63 N.Y.2d 978 | NY | 1984
OPINION OF THE COURT
Memorandum.
The order of the Appellate Division should be affirmed, with costs.
We agree with the Appellate Division that, while otherwise denominated, plaintiff’s cause of action is in fact one for wrongful life, which is not legally cognizable in this State. Nor is there any anomaly or inconsistency in the fact that plaintiff’s parents might, if their own claim had been timely brought, have recovered their pecuniary expense for the care and treatment of their infant (Becker v Schwartz, 46 NY2d 401, 412-413, supra), although plaintiff herself cannot recover these same expenses after her majority.

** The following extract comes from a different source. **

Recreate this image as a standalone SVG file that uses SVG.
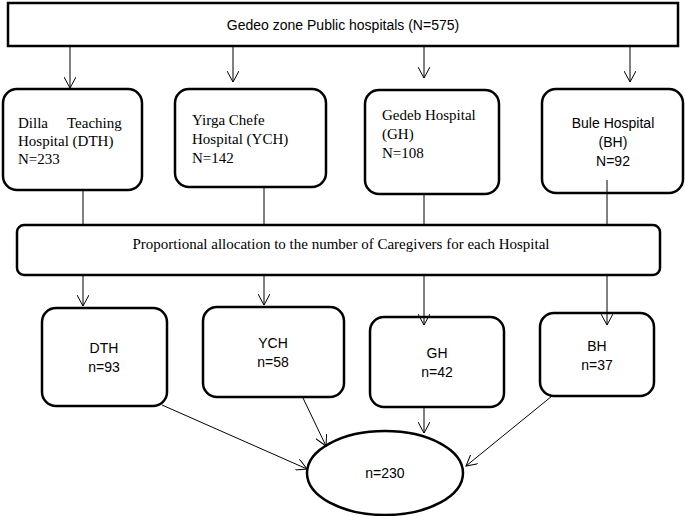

While plaintiff’s parents might have established a breach of duty flowing from defendants to them, which was the proximate cause of injury requiring them to assume increased obligations, plaintiff’s own cause of action — being one for her own wrongful life — does not allege any legally cognizable injury and “demands a calculation of damages dependent upon a comparison between the Hobson’s choice of life in an impaired state and nonexistence”, which the law is not equipped to make (Becker v Schwartz, supra, p 412). Plaintiff’s argument that recovery should be allowed simply as a matter of public policy is one more appropriately addressed to the Legislature than a court of law.
Order affirmed, with costs, in a memorandum.